Jean-Pierre Issa, MD, a world-renowned expert in the epigenetics of cancer and director of Temple University’s Fels Institute for Cancer Research and Molecular Biology, will join the Coriell Institute for Medical Research as its new President and Chief Executive Officer, Coriell’s Board of Trustees Chairman Robert Kiep, III, announced today. His first day is scheduled for February 28, 2019.
“Dr. Issa brings to Coriell a life’s worth of scientific vision and inspired leadership in the academic and clinical setting,” Kiep said. “His guidance will bolster the Institute’s global reputation in increasingly vital scientific areas such as cancer epigenetics and the translation of that work into new therapies.”
“The Coriell Institute for Medical Research is a very unique organization in the world of biomedical research – one that has rich history, yet is also always looking at the horizon,” Dr. Issa said. “I’m eager to lead this group and to continue that legacy. The institute is internationally recognized for its personalized medicine research and the quality of its biobanking and I look forward to the opportunity to expand the institute’s offerings and capabilities.”

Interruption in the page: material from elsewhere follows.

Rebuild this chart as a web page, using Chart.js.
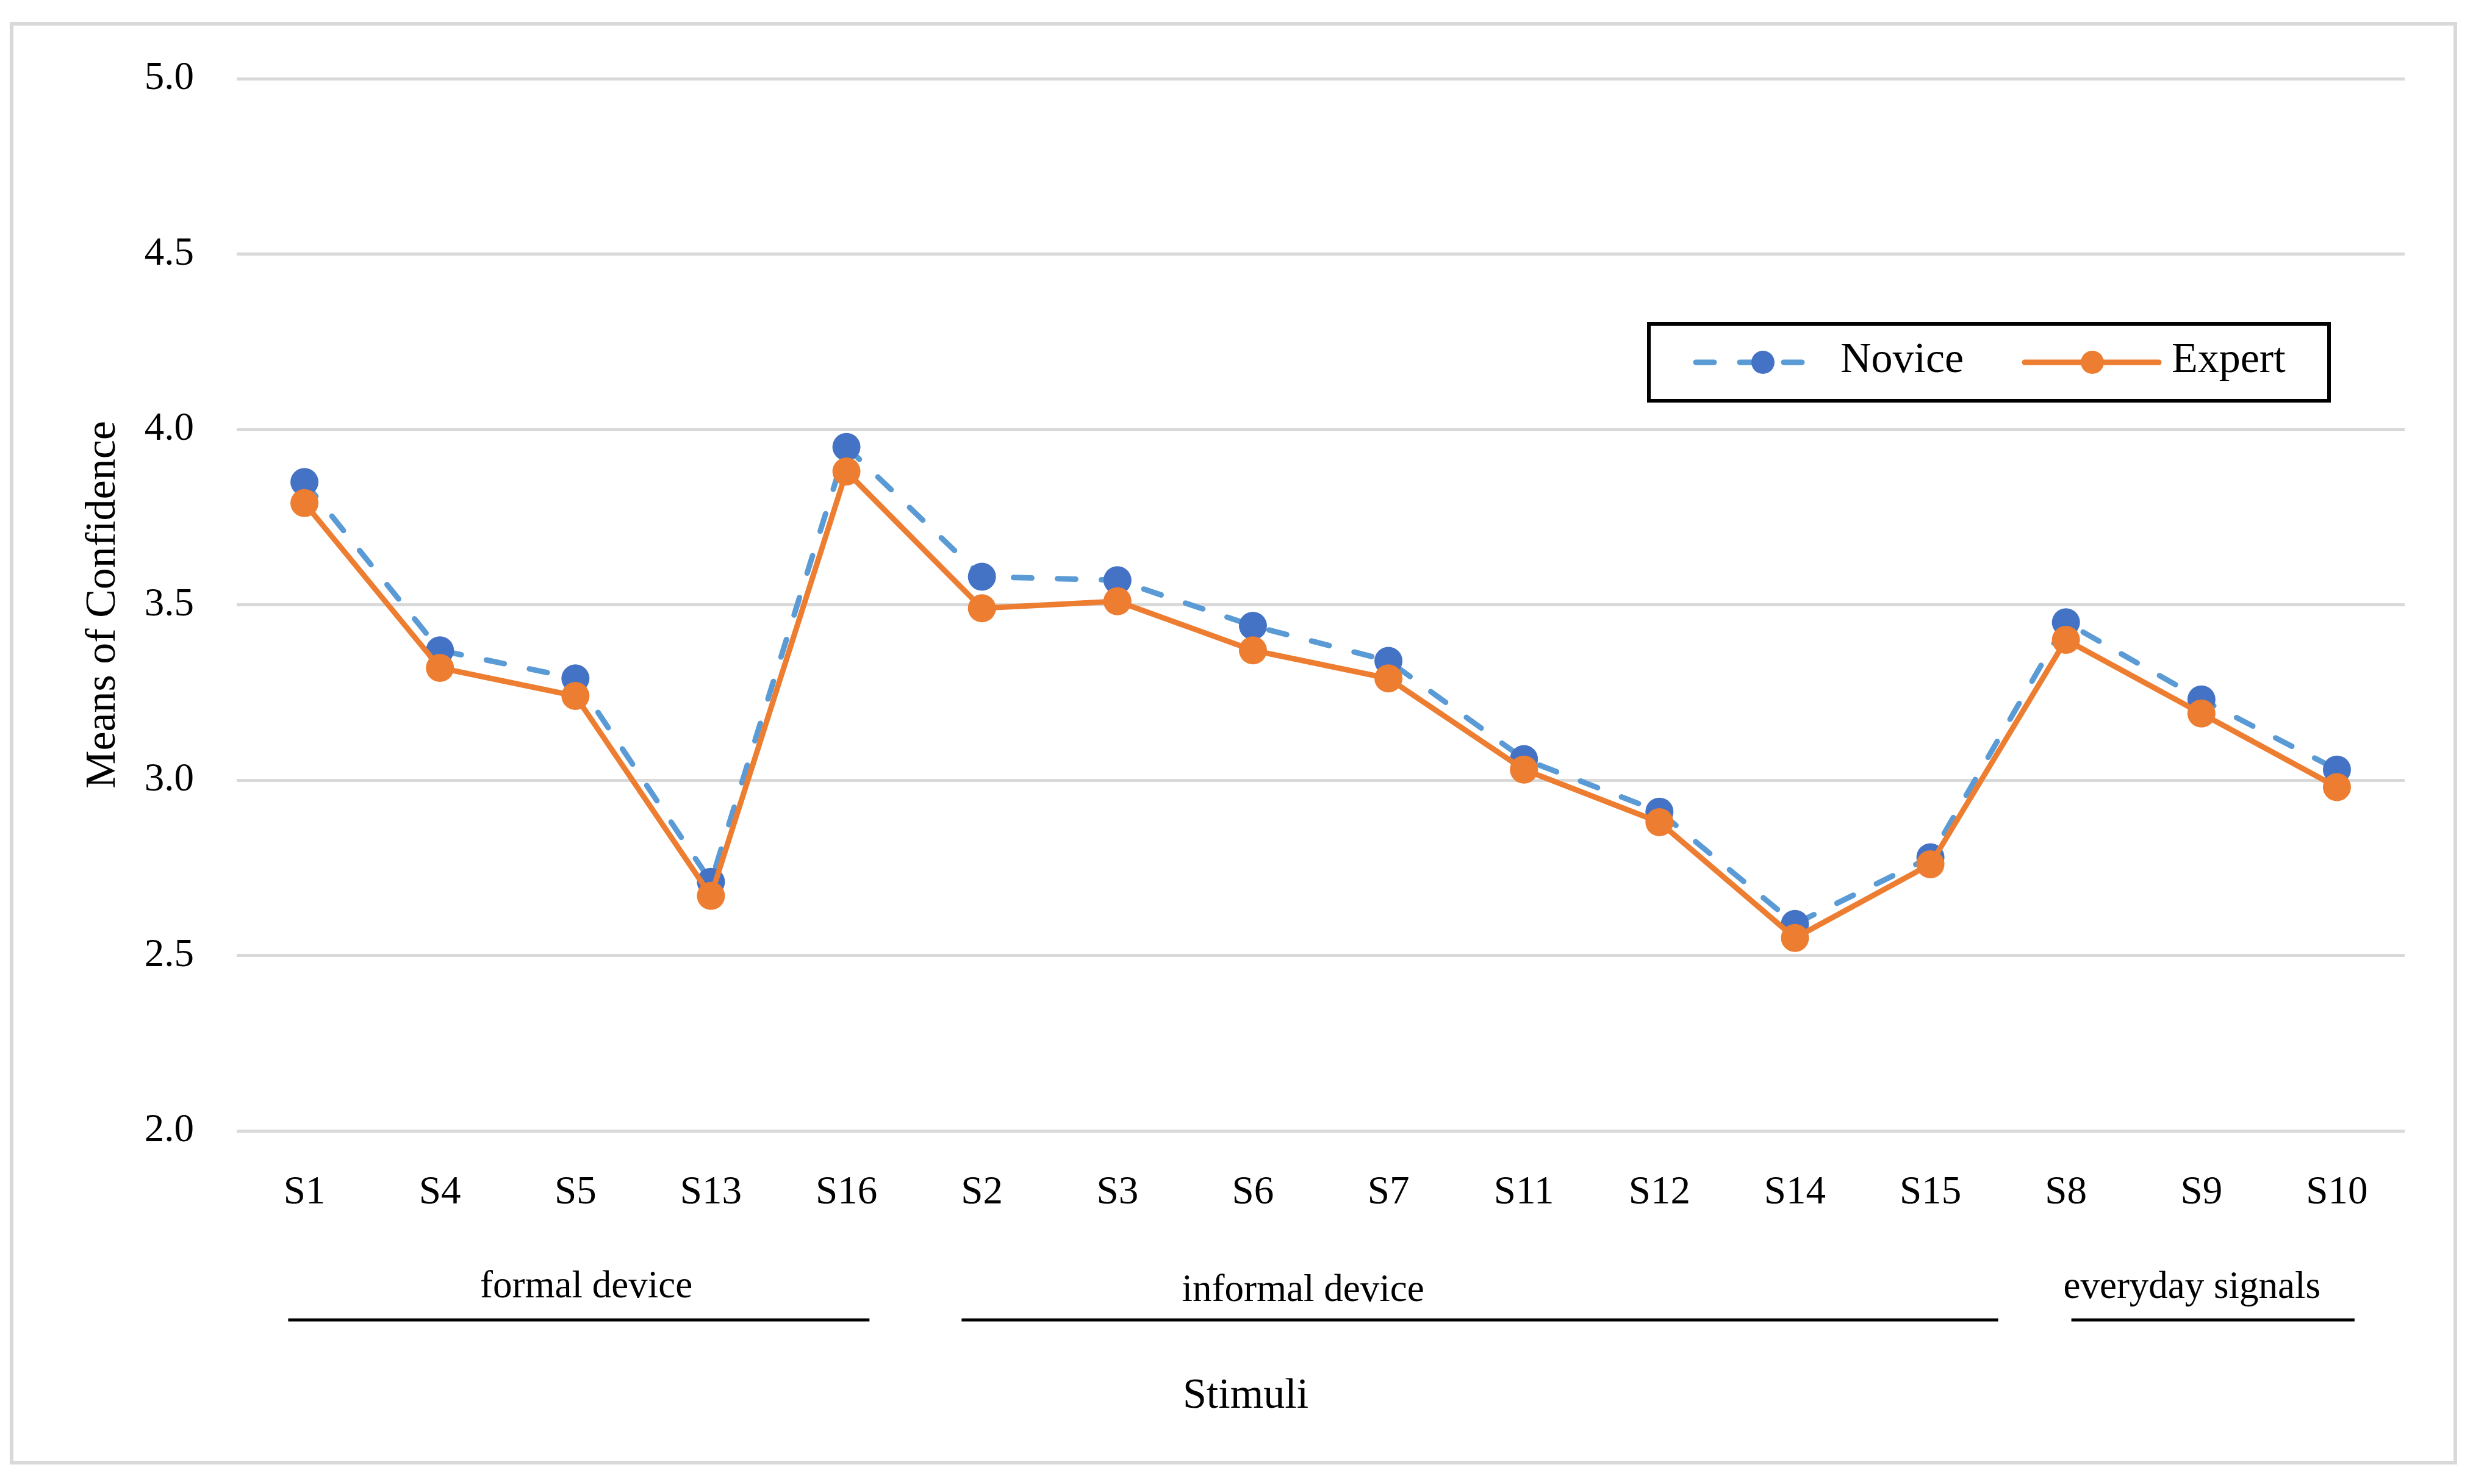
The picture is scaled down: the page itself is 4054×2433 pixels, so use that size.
<!DOCTYPE html>
<html>
	<head>
		<meta charset="utf-8"/>
		<title>Means of Confidence</title>
		<script src="https://cdn.jsdelivr.net/npm/chart.js@4.4.1/dist/chart.umd.min.js"></script>
		<style>
			body { margin: 0; background: #ffffff; }
			canvas { display: block; }
		</style>
	</head>
	<body>
		<canvas id="conf_chart" width="4054" height="2433"></canvas>
		<script>
			// data
			const categories = ['S1', 'S4', 'S5', 'S13', 'S16', 'S2', 'S3', 'S6', 'S7', 'S11', 'S12', 'S14', 'S15', 'S8', 'S9', 'S10'];
			const noviceMeans = [3.85, 3.37, 3.29, 2.71, 3.95, 3.58, 3.57, 3.44, 3.34, 3.06, 2.91, 2.59, 2.78, 3.45, 3.23, 3.03];
			const expertMeans = [3.79, 3.32, 3.24, 2.67, 3.88, 3.49, 3.51, 3.37, 3.29, 3.03, 2.88, 2.55, 2.76, 3.40, 3.19, 2.98];
			const yMin = 2.0;
			const yMax = 5.0;
			const yStep = 0.5;
			const groupNames = ['formal device', 'informal device', 'everyday signals'];

			// where the group brackets sit, in category units
			const groupLineFrom = [-0.12, 4.85, 13.04];
			const groupLineTo = [4.17, 12.5, 15.13];
			const groupLabelAt = [2.08, 7.37, 13.93];
			const groupLabelBase = [2127, 2133, 2128];

			const FONT = "'Liberation Serif', 'Times New Roman', serif";

			const decorPlugin =
			{
				id: 'decor',
				beforeDraw(chart)
				{
					const ctx = chart.ctx;
					ctx.save();
					ctx.fillStyle = '#ffffff';
					ctx.fillRect(0, 0, chart.width, chart.height);
					ctx.strokeStyle = '#d9d9d9';
					ctx.lineWidth = 6;
					ctx.strokeRect(19, 39, 4006, 2359);
					ctx.restore();
				},
				afterDraw(chart)
				{
					const ctx = chart.ctx;
					const x = chart.scales.x;
					ctx.save();

					// group labels with their bracket lines
					ctx.fillStyle = '#000000';
					ctx.strokeStyle = '#000000';
					ctx.font = '63px ' + FONT;
					ctx.textAlign = 'center';
					ctx.textBaseline = 'alphabetic';
					ctx.lineWidth = 5;
					const step = x.getPixelForValue(1) - x.getPixelForValue(0);
					const x0 = x.getPixelForValue(0);
					for (let i = 0; i < groupNames.length; i++)
					{
						ctx.fillText(groupNames[i], x0 + groupLabelAt[i] * step, groupLabelBase[i]);
						ctx.beginPath();
						ctx.moveTo(x0 + groupLineFrom[i] * step, 2164);
						ctx.lineTo(x0 + groupLineTo[i] * step, 2164);
						ctx.stroke();
					}

					// axis title
					ctx.font = '70px ' + FONT;
					ctx.fillText('Stimuli', 2042, 2308);

					// legend box
					ctx.lineWidth = 6;
					ctx.strokeRect(2703, 531, 1115, 126);
					const items =
					[
						{ ds: chart.data.datasets[0], from: 2780, to: 2964, dot: 2890, text: 3017 },
						{ ds: chart.data.datasets[1], from: 3319, to: 3539, dot: 3430, text: 3560 }
					];
					const ly = 594;
					items.forEach(it =>
					{
						ctx.beginPath();
						ctx.strokeStyle = it.ds.borderColor;
						ctx.lineWidth = it.ds.borderWidth;
						ctx.lineCap = 'round';
						ctx.setLineDash(it.ds.borderDash || []);
						ctx.moveTo(it.from, ly);
						ctx.lineTo(it.to, ly);
						ctx.stroke();
						ctx.setLineDash([]);
						ctx.beginPath();
						ctx.fillStyle = it.ds.pointBackgroundColor;
						ctx.arc(it.dot, ly, 19, 0, Math.PI * 2);
						ctx.fill();
						ctx.fillStyle = '#000000';
						ctx.font = '70px ' + FONT;
						ctx.textAlign = 'left';
						ctx.fillText(it.ds.label, it.text, 610);
					});
					ctx.restore();
				}
			};

			const ctx = document.getElementById('conf_chart').getContext('2d');
			const chart = new Chart(ctx,
			{
				type: 'line',
				data:
				{
					labels: categories,
					datasets:
					[
						{
							label: 'Novice',
							data: noviceMeans,
							borderColor: '#5b9bd5',
							borderWidth: 9,
							borderDash: [30, 42],
							borderCapStyle: 'round',
							pointRadius: 23,
							pointHoverRadius: 23,
							pointBorderWidth: 0,
							pointBackgroundColor: '#4472c4',
							pointBorderColor: '#4472c4',
							tension: 0,
							order: 1
						},
						{
							label: 'Expert',
							data: expertMeans,
							borderColor: '#ed7d31',
							borderWidth: 9,
							borderCapStyle: 'round',
							pointRadius: 23,
							pointHoverRadius: 23,
							pointBorderWidth: 0,
							pointBackgroundColor: '#ed7d31',
							pointBorderColor: '#ed7d31',
							tension: 0,
							order: 0
						}
					]
				},
				options:
				{
					responsive: false,
					animation: false,
					devicePixelRatio: 1,
					layout: { padding: { top: 129, right: 112, left: 0, bottom: 0 } },
					plugins:
					{
						legend: { display: false },
						tooltip: { enabled: false }
					},
					scales:
					{
						x:
						{
							offset: true,
							grid: { display: false },
							border: { display: false },
							ticks: { color: '#000000', font: { family: FONT, size: 65 }, padding: 55, maxRotation: 0, autoSkip: false },
							afterFit(scale) { scale.height = 579; }
						},
						y:
						{
							min: yMin,
							max: yMax,
							grid: { color: '#d9d9d9', lineWidth: 5, drawTicks: false },
							border: { display: false },
							ticks:
							{
								stepSize: yStep,
								color: '#000000',
								font: { family: FONT, size: 65 },
								padding: 70,
								callback: v => v.toFixed(1)
							},
							title:
							{
								display: true,
								text: 'Means of Confidence',
								color: '#000000',
								font: { family: FONT, size: 70 },
								padding: { top: 128, bottom: 0 }
							},
							afterFit(scale) { scale.width = 388; }
						}
					}
				},
				plugins: [decorPlugin]
			});
		</script>
	</body>
</html>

Dr. Issa’s passion to investigate DNA and its role in human health aligns his life’s work with that of the Coriell Institute, which has spent decades dedicated to the science of genetics and genomics, both through independent research and its biobanking which supplies much of the global research community with the high quality biosamples necessary for scientific discovery.
Dr. Issa has committed his life to the study of epigenetics – how the turning on and off of genes affects our health – and to better understanding epigenetic changes in cancerous cells. He recently published a paper in Nature Communications which detailed the long-sought link between calorie-restriction and extended lifespan, a correlation first noted by scientists many decades ago. He and his team found that age-related changes in a mammal’s epigenome could be slowed by restricted calorie diets, leading to longer lifespans. His recently published research in Cell describes a new way to reverse epigenetic changes in cancer that could lead to a new drug being tested in patients within the next few months.
Prior to accepting the chief executive role at Coriell, Dr. Issa served as the director of the highly regarded Fels Institute for Cancer Research and Molecular Biology, deputy director of the Fox Chase Cancer Center (a part of the Temple University Health System) and co-leader of Temple’s department of Cancer Epigenetics. Dr. Issa also held a faculty position as a professor of Medicine in the Lewis Katz School of Medicine at Temple University.
Before joining Temple University in 2011, Dr. Issa served as the chief of Translational Research in the department of Leukemia at the University of Texas M.D. Anderson Center in Houston, Texas. There, he held a faculty position as professor in the department of Leukemia. Dr. Issa earned his Bachelors of Science and Doctorate of Medicine degrees from The American University of Beirut in Lebanon, and completed his residency in internal medicine and fellowship in medical oncology at Good Samaritan Hospital and Johns Hopkins University respectively, both in Baltimore, Maryland.
The famed epigeneticist will take the reins at Coriell a little more than a year after the sudden death of Coriell’s previous chief executive, Michael F. Christman, PhD. Dr. Christman served as President and CEO of Coriell for 10 years and under his leadership, the Institute launched two research projects – the Coriell Personalized Medicine Collaborative and the Camden Opioid Research Initiative – which established Coriell as a leader in personalized medicine.